不思議なもので、最初のうちはかなり違和感のある事案であっても、そうやって「あれして」おくうちに、「ま、あれも、なんだわな、そうそういつまでも、あれしておくままというのも、かっこつかんわな」というふうにシステムにビルトインされてゆくのである。
これはほんとうである。
ウチダは「患部特定・病巣摘出」型の問題解決を好まない。
むしろ、システムの「免疫力の向上・異物包摂機能の拡大」がいつのまにか問題の「非問題化」をもたらしきたす、という解決を好むのである。
これは社会理論としてもそれほど悪くないと私は考えている。
教員評価システムはいまの本学にとってある種の「異物」である。
私は大学というものを「ピュア」なシステムにしておくことがよいことだとは思わない。
あらゆる組織体は適度に「あいまい」で「でたらめ」であることを常態とする方が生存戦略上有利だからである。
私が教員評価システムを導入することに意義を感じているのは、別に斉一的な査定システムが必要だと思っているからではない(私がこの世でその有効性をもっとも信じていないものは「斉一的な査定システム」である)。
そうではなくて、それが本学の現在の「斉一的なシステム」に「乱数」を導入すると思うからである。
システムを活性化するためにもっとも有効なのは、実定的な「他のシステム」をそれに対置させることではない。
「乱数を発生する装置」をビルトインすることである。
委員会のあとは合気道のお稽古。
「邪道一級」の一年生五人がちゃんと来ている。
今日は「手」を教える。
武術は「足踏み・胴づくり・目付・足捌き・手捌き」と五段階の技術的階梯があるが、「手」はその中でもっとも精妙なものであり、なかなかこれを教えるところまでたどりつかない。
合宿でみんな結構からだの動きがよくなってきたので、今日は「ごほーび」に「手」を教える。
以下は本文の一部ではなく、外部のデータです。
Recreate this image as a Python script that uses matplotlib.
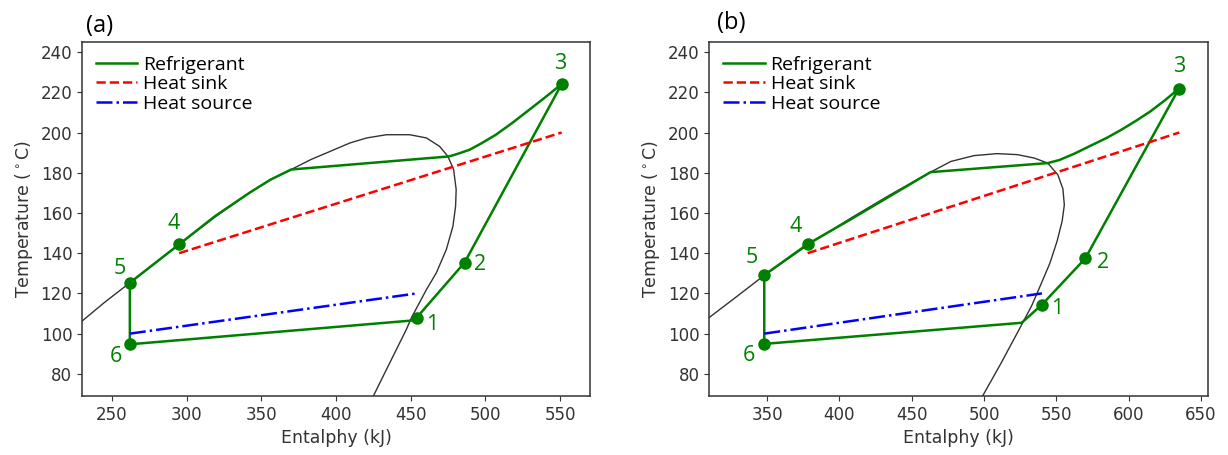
"""T-h diagrams of the heat pump cycle for two refrigerants, panels (a) and (b)."""
import numpy as np
import matplotlib
matplotlib.use("Agg")
import matplotlib.pyplot as plt

# ---- panel (a) --------------------------------------------------------------
a_dome_h = [228, 245, 262, 295, 319, 342, 356, 370, 383, 396, 409.3, 420.5, 433.8,
            449.3, 460.5, 469.3, 474.9, 478.7, 480.4, 480, 478.2, 473.8, 467.1,
            460.5, 450.5, 447, 429.3, 425, 422]
a_dome_T = [105, 115.5, 125.3, 144.4, 158, 170, 176.5, 181.6, 186.5, 190.6, 194.8,
            197.3, 198.9, 198.9, 197.3, 193.1, 188.1, 181.5, 171.6, 163.3, 153.3,
            141.8, 130.2, 121.9, 108, 102, 75.5, 69, 65]
a_ref_h = [262, 450.5, 454, 486, 551, 540, 529.3, 518, 507, 497, 489.3, 481, 475.6,
           370, 356, 342, 319, 295, 262, 262]
a_ref_T = [94.7, 106.5, 108, 135.3, 224.1, 217.5, 211.3, 204.8, 198.9, 194.5, 191.4,
           189.3, 188.1, 181.6, 176.5, 170, 158.4, 144.4, 125.3, 94.7]
a_state_h = [454, 486, 551, 295, 262, 262]
a_state_T = [108, 135.3, 224.1, 144.4, 125.3, 94.7]
a_sink_h, a_sink_T = [295, 551], [140, 200]
a_source_h, a_source_T = [262, 454], [100, 120]

# ---- panel (b) --------------------------------------------------------------
b_dome_h = [309, 330, 348, 378, 408, 435, 463, 477, 493, 509, 523, 534.7, 544, 551,
            554.5, 555.5, 554, 550.5, 545.5, 539, 533, 524.2, 511.5, 499, 497]
b_dome_T = [107.5, 119, 129, 144, 157.5, 169, 180.3, 185.6, 188.5, 189.5, 189, 187.3,
            184.8, 179, 172, 164, 156, 146, 135, 124, 114, 102, 85, 69, 66]
b_ref_h = [348, 526, 540, 570, 634.6, 625, 615, 605, 595, 585, 575, 562.5, 552, 544,
           463, 435, 408, 378, 348, 348]
b_ref_T = [94.9, 105.4, 114.4, 137.4, 221.7, 216, 210.5, 205.8, 201.4, 197.4, 193.9,
           189.5, 186.3, 184.8, 180.3, 168.4, 156.9, 144.5, 129.1, 94.9]
b_state_h = [540, 570, 634.6, 378, 348, 348]
b_state_T = [114.4, 137.4, 221.7, 144.5, 129.1, 94.9]
b_sink_h, b_sink_T = [378, 635], [140, 200]
b_source_h, b_source_T = [348, 540], [100, 120]

state_labels = ["1", "2", "3", "4", "5", "6"]

GREEN = "green"
INK = "#333333"
LABEL_FONT = "Open Sans"

# label offsets (points) for the state numbers
a_offsets = [(11, -5), (11, -1), (-1, 15), (-4, 15), (-7, 10), (-10, -8.5)]
b_offsets = [(11, -3), (13, -3), (0, 16), (-8.5, 13), (-9, 13), (-11, -8.5)]


def draw_panel(ax, dome, ref, states, sink, source, offsets, xlim, xticks):
    ax.plot(*dome, color=INK, lw=1.0)
    ax.plot(*ref, color=GREEN, lw=1.8, label="Refrigerant")
    ax.plot(*sink, color="red", ls="--", lw=1.8, label="Heat sink")
    ax.plot(*source, color="blue", ls="-.", lw=1.8, label="Heat source")
    ax.plot(*states, "o", color=GREEN, ms=8)
    for lbl, h, T, off in zip(state_labels, states[0], states[1], offsets):
        ax.annotate(lbl, (h, T), xytext=off, textcoords="offset points",
                    ha="center", va="center", color=GREEN, fontsize=15.5,
                    family=LABEL_FONT)
    ax.set_xlim(*xlim)
    ax.set_ylim(69, 245)
    ax.set_xticks(xticks)
    ax.set_yticks(np.arange(80, 241, 20))
    ax.set_xlabel("Entalphy (kJ)", fontsize=12.5, color=INK)
    ax.set_ylabel(r"Temperature ($^\circ$C)", fontsize=12.5, color=INK)
    ax.tick_params(labelsize=12, colors=INK)
    for s in ax.spines.values():
        s.set_color(INK)
        s.set_linewidth(1.1)
    ax.legend(loc="upper left", frameon=False, prop={"family": LABEL_FONT, "size": 14},
              handlelength=2.15, handletextpad=0.3, labelspacing=0.08,
              borderaxespad=0.4, borderpad=0.3)


def main():
    fig = plt.figure(figsize=(12.28, 4.55), dpi=100)
    ax_a = fig.add_axes([0.0668, 0.1297, 0.4137, 0.778])
    ax_b = fig.add_axes([0.5776, 0.1297, 0.4063, 0.778])

    draw_panel(ax_a, (a_dome_h, a_dome_T), (a_ref_h, a_ref_T), (a_state_h, a_state_T),
               (a_sink_h, a_sink_T), (a_source_h, a_source_T), a_offsets,
               (230, 570), np.arange(250, 551, 50))
    draw_panel(ax_b, (b_dome_h, b_dome_T), (b_ref_h, b_ref_T), (b_state_h, b_state_T),
               (b_sink_h, b_sink_T), (b_source_h, b_source_T), b_offsets,
               (310, 655), np.arange(350, 651, 50))

    fig.text(0.070, 0.943, "(a)", fontsize=17, family=LABEL_FONT, va="center")
    fig.text(0.584, 0.949, "(b)", fontsize=17, family=LABEL_FONT, va="center")

    fig.savefig("out.png", dpi=100)


if __name__ == "__main__":
    main()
「おばけ・十円ちょうだい・空手チョップ」という手の変化による「入り身投げ」をしてみる。
みんなわいわい笑いながら稽古している。
スタンフォードに1年間留学していた飯田祐子先生が帰ってくる。
みんなで「おかえりなさーい」と唱和して、さっそく飯田先生に投げてもらう。
合気道の挨拶に言葉は要らない。
体の変化に応じ、呼吸に応じ、気の発動に応じる、という仕方でコミュニケーションはきちんと取れるのである。
よいね、合気道は。
さっそく稽古後、飯田先生とウッキーと三人で生ビールを飲みに行く。
飯田先生不在の一年間に女学院&合気道関連ワールドに頻繁に登場するようになった「江さん」「タチバナさん」「国分さん」「ドクター」「たにぐちさん」「だいはくりょく」「ナガミツ」「ミヤタケ」「マツムラ」などという人物について説明を求められるが、「ま、会えばわかるわな」。
飯田先生はぜんぜん変わっていない。
最後に「お見送り」の宴会を北野の「蓮」でしたけれど、なんだか、それが昨日のことのようである。
家にもどると光岡英稔先生からお電話がある。
光岡先生は8月の中国行きで、とうとう韓師範から王向斉意拳の「拝師」(中国語では「パイスー」と言うそうである)を許されたそうである。
おそらく光岡先生の意拳はこのさき米国と日本で21世紀の「コア武術」の一つとなるだろう。
再来週のWBA世界スーパーフライ級タイトルマッチを控える本田秀伸選手から光岡先生にぜひ観戦してくださいという伝言が届いたそうである。
4日の試合はリングサイドで三宅先生、光岡先生、K-1の角田さんと私の「四人組」が本田選手の応援をすることになる。(不思議なメンバーである)
三宅先生の腹案ではそのあといっしょに「ちゃんこ」を食べにゆく予定らしい。いったいこのメンバーでどんな話題が展開するのであろうか。わくわくするね。
光岡先生を取り巻く「時代の風」もだんだん加速してきているようである。
その翌日は多田先生と成瀬雅春師の「武道とヨーガ」のトークであるが、なんと、この会場には池上六朗先生も来られるのである。(光岡先生も時間があれば、ぜひ来て欲しいものである)
同一空間に多田宏・成瀬雅春・池上六朗という現代日本の「畸人」が集うわけである。(光岡先生も来られれば「四大畸人」だ)
この「濃さ」はすごいぞー。
この四人と個人的に面識があるのは、たぶんその会場で私ひとりなんだよね、これが。
この「歴史的出会い」の場に立ち会える人はほんとうにラッキーだと思う。